Distressed and vacant properties frequently provide the best return on investment relative to other, more stabilized, properties. Instead of making your money through slowly increasing rents and net operating incomes, you earn profit by buying at a good price, rehabilitating it and selling it at a higher price. Leverage, like that provided by hard money loans, increases your returns and makes these potentially lucrative investments even more valuable.
EXAMPLE
For example, consider the purchase of a $150,000 house that needs $50,000 in work to bring it up to a market value of $275,000. It will cost you about $3,000 to hold onto the house for a year while you work on it and find a buyer, and about $20,000 in commissions and fees to sell it. In other words, you'd spend $203,000 to make $255,000, and end up with a healthy 25.6 percent return. This is a relatively conservative analysis — projecting a property with only a minor discount.

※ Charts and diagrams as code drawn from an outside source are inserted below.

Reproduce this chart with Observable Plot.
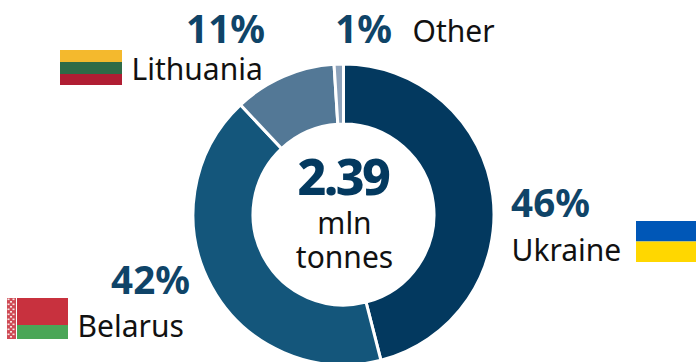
<!DOCTYPE html>
<html>
<head>
<meta charset="utf-8">
<script src="https://cdn.jsdelivr.net/npm/d3@7"></script>
<script src="https://cdn.jsdelivr.net/npm/@observablehq/plot@0.6"></script>
<style>
  html, body { margin: 0; padding: 0; background: #fff; }
  svg { display: block; }
  .total-value text { letter-spacing: -2.5px; }
</style>
</head>
<body>
<script>
// Import shares by supplier country
const countries = ["Ukraine", "Belarus", "Lithuania", "Other"];
const shares = [46, 42, 11, 1];
const sliceColors = ["#03395f", "#14567b", "#537896", "#8ea3bb"];
const totalValue = "2.39";
const totalUnit = ["mln", "tonnes"];

// Page layout for the ring and its annotations
const ring = {cx: 343.5, cy: 214.5, outer: 150.5, inner: 90.5};
const shareLabels = [
  {text: "46%", x: 550, y: 204},
  {text: "42%", x: 150, y: 281},
  {text: "11%", x: 225, y: 30},
  {text: "1%", x: 363, y: 30}
];
const nameLabels = [
  {text: "Ukraine", x: 511, y: 251},
  {text: "Belarus", x: 77, y: 327},
  {text: "Lithuania", x: 131, y: 70},
  {text: "Other", x: 412, y: 32}
];
const flagBands = [
  {x1: 636, x2: 696, y1: 221, y2: 241.5, fill: "#0057b7"},
  {x1: 636, x2: 696, y1: 241.5, y2: 262, fill: "#ffd700"},
  {x1: 60, x2: 122, y1: 50, y2: 62, fill: "#f4b92d"},
  {x1: 60, x2: 122, y1: 62, y2: 74, fill: "#2f6b47"},
  {x1: 60, x2: 122, y1: 74, y2: 85, fill: "#b01e33"},
  {x1: 17, x2: 68, y1: 298, y2: 325, fill: "#c8313e"},
  {x1: 17, x2: 68, y1: 325, y2: 339, fill: "#4aa657"},
  {x1: 7, x2: 16, y1: 298, y2: 339, fill: "#cf4a55"}
];
// Ornament stripe on the hoist side of the Belarus flag
const ornamentRows = d3.range(298.5, 338, 2.5);
const ornamentCols = [7.5, 10, 12.5];
const ornament = ornamentRows.flatMap((y, i) =>
  ornamentCols.filter((_, j) => (i + j) % 2 === 0).map(x => ({x, y})));

const font = "'Noto Sans', sans-serif";

// Donut drawn from the share values; slices run clockwise from twelve o'clock
function donut(index, {x, y}) {
  const pie = d3.pie().sort(null)(shares);
  const arc = d3.arc()
    .innerRadius(ring.inner)
    .outerRadius(ring.outer);
  const g = d3.create("svg:g")
    .attr("transform", `translate(${x(ring.cx)},${y(ring.cy)})`);
  g.selectAll("path")
    .data(pie)
    .join("path")
    .attr("d", arc)
    .attr("fill", (d, i) => sliceColors[i])
    .attr("stroke", "#fff")
    .attr("stroke-width", 3);
  return g.node();
}

const chart = Plot.plot({
  width: 696,
  height: 362,
  margin: 0,
  x: {domain: [0, 696], range: [0, 696], axis: null},
  y: {domain: [0, 362], range: [0, 362], axis: null},
  style: {fontFamily: font, background: "#fff"},
  marks: [
    Plot.rect(flagBands, {x1: "x1", x2: "x2", y1: "y1", y2: "y2", fill: d => d.fill}),
    Plot.rect(ornament, {x1: "x", x2: d => d.x + 2, y1: "y", y2: d => d.y + 1.6, fill: "#f7e6e4"}),
    donut,
    Plot.text(shareLabels, {x: "x", y: "y", text: "text", fontSize: 38.5, fontWeight: 700, fill: "#0f4468", textAnchor: "middle"}),
    Plot.text(nameLabels, {x: "x", y: "y", text: "text", fontSize: 30, fill: "#111", textAnchor: "start"}),
    Plot.text([totalValue], {x: [342.5], y: [178], text: d => d, fontSize: 50, fontWeight: 800, fill: "#03395f", textAnchor: "middle", className: "total-value"}),
    Plot.text(totalUnit, {x: [344, 344], y: [224, 258], text: d => d, fontSize: 30, fill: "#111", textAnchor: "middle"})
  ]
});
document.body.append(chart);
</script>
</body>
</html>
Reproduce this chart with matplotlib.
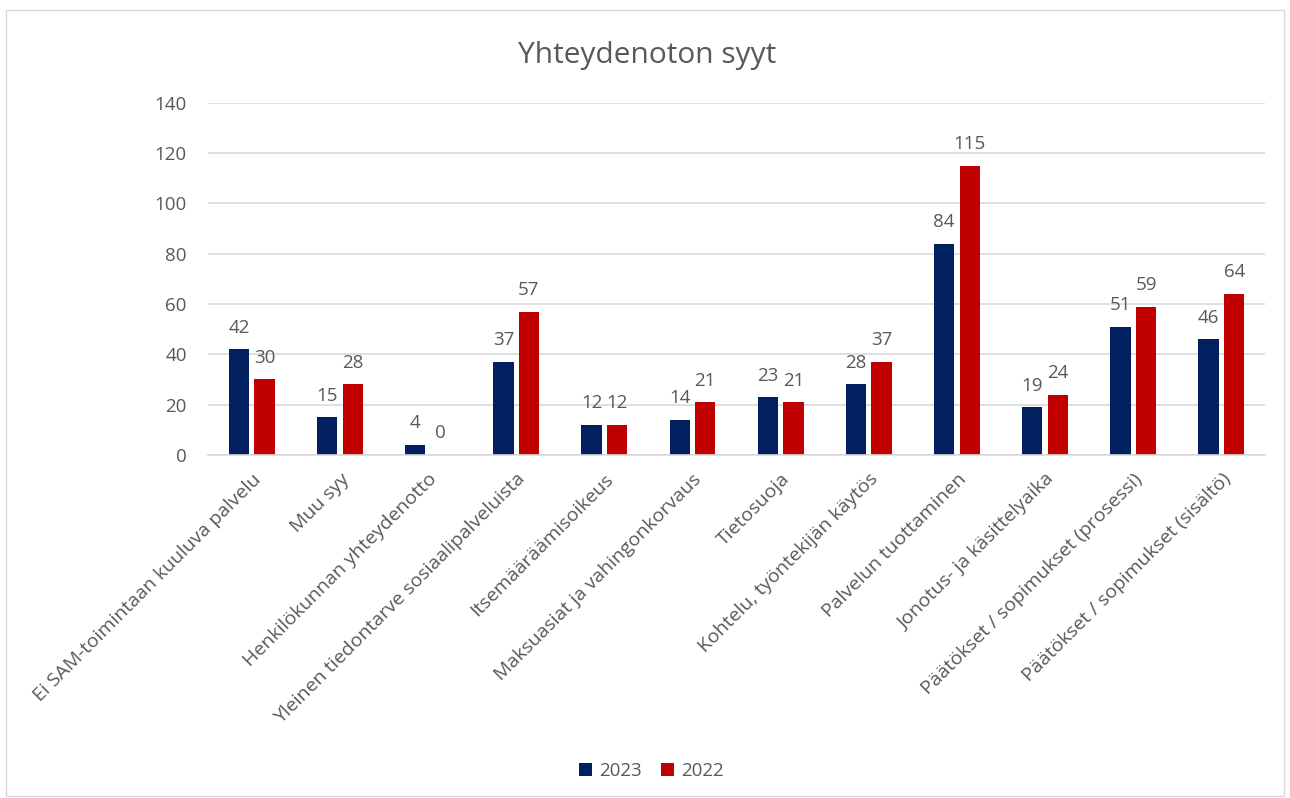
import matplotlib.pyplot as plt
import numpy as np
from matplotlib.patches import Rectangle

# Data
categories = [
    "Ei SAM-toimintaan kuuluva palvelu",
    "Muu syy",
    "Henkilökunnan yhteydenotto",
    "Yleinen tiedontarve sosiaalipalveluista",
    "Itsemääräämisoikeus",
    "Maksuasiat ja vahingonkorvaus",
    "Tietosuoja",
    "Kohtelu, työntekijän käytös",
    "Palvelun tuottaminen",
    "Jonotus- ja käsittelyaika",
    "Päätökset / sopimukset (prosessi)",
    "Päätökset / sopimukset (sisältö)",
]
values_2023 = [42, 15, 4, 37, 12, 14, 23, 28, 84, 19, 51, 46]
values_2022 = [30, 28, 0, 57, 12, 21, 21, 37, 115, 24, 59, 64]

blue = "#002060"
red = "#C00000"
text_col = "#595959"

plt.rcParams['font.family'] = ['Open Sans', 'DejaVu Sans']

fig = plt.figure(figsize=(12.9, 7.98), dpi=100)
ax = fig.add_axes([0.161, 0.430, 0.820, 0.441])

x = np.arange(len(categories))
w = 0.23
off = 0.145
b1 = ax.bar(x - off, values_2023, w, color=blue, label="2023")
b2 = ax.bar(x + off, values_2022, w, color=red, label="2022")

for bars, vals in [(b1, values_2023), (b2, values_2022)]:
    for rect, v in zip(bars, vals):
        ax.annotate(str(v), (rect.get_x() + rect.get_width() / 2, v),
                    xytext=(0, 9), textcoords="offset points",
                    ha="center", va="bottom", fontsize=13.5, color=text_col)

ax.set_ylim(0, 140)
ax.set_yticks(range(0, 141, 20))
ax.set_xlim(-0.5, len(categories) - 0.5)
ax.yaxis.grid(True, color="#D9D9D9", linewidth=1.2)
ax.set_axisbelow(True)
for s in ["top", "right", "left"]:
    ax.spines[s].set_visible(False)
ax.spines["bottom"].set_color("#D9D9D9")
ax.spines["bottom"].set_linewidth(1.2)
ax.tick_params(axis="both", length=0, labelsize=13.5, colors=text_col)
ax.tick_params(axis="y", pad=15)
ax.tick_params(axis="x", pad=11)
ax.set_xticks(x)
ax.set_xticklabels(categories, rotation=45, ha="right", rotation_mode="anchor",
                   fontsize=14)

fig.text(0.502, 0.931, "Yhteydenoton syyt", ha="center", va="center",
         fontsize=21.5, color=text_col)

fig.legend(loc="center", bbox_to_anchor=(0.505, 0.034), ncol=2, frameon=False,
           fontsize=13.5, labelcolor=text_col, handlelength=0.7, handleheight=0.7,
           handletextpad=0.4, columnspacing=1.0)

fig.patches.append(Rectangle((0.005, 0.002), 0.99, 0.985, transform=fig.transFigure,
                             fill=False, edgecolor="#D9D9D9", linewidth=1))

fig.savefig("out.png", dpi=100)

If you could borrow $110,000 of your $203,000 in costs, the economics would work out differently. On one hand, you'd have about $15,000 in additional costs for loan origination fees and interest, but, you'd end up with $155,000 at the sale, having only spent $108,000. The $108,000 includes the $15,000 in loan costs and the remaining $93,000 you put down. This is a 43.5 percent return — almost twice what you make on buying the same deal without using hard money. Furthermore, since you're using less of your own money, you can buy two properties at the same time.
REASON INVESTORS USE HARD MONEY LOANS
The reason that using a hard money loan gives you the best return on investment is that you get to put less money in the deal but get to keep all of the upside. The hard money lender makes their money on the loan fees and interest, but doesn't get to participate in the value that you create. Since they don't do the work, they don't make the money. This is the magic of leverage — it inflates the proportion of your investment that is subject to upside.
For many of the best investments, hard money lenders are the only option, since they do not require the same strict qualifying standards as a bank. While these loans may seem expensive to source, they clearly offer the best return on investment. This is why they are so popular with upside-seeking property investors.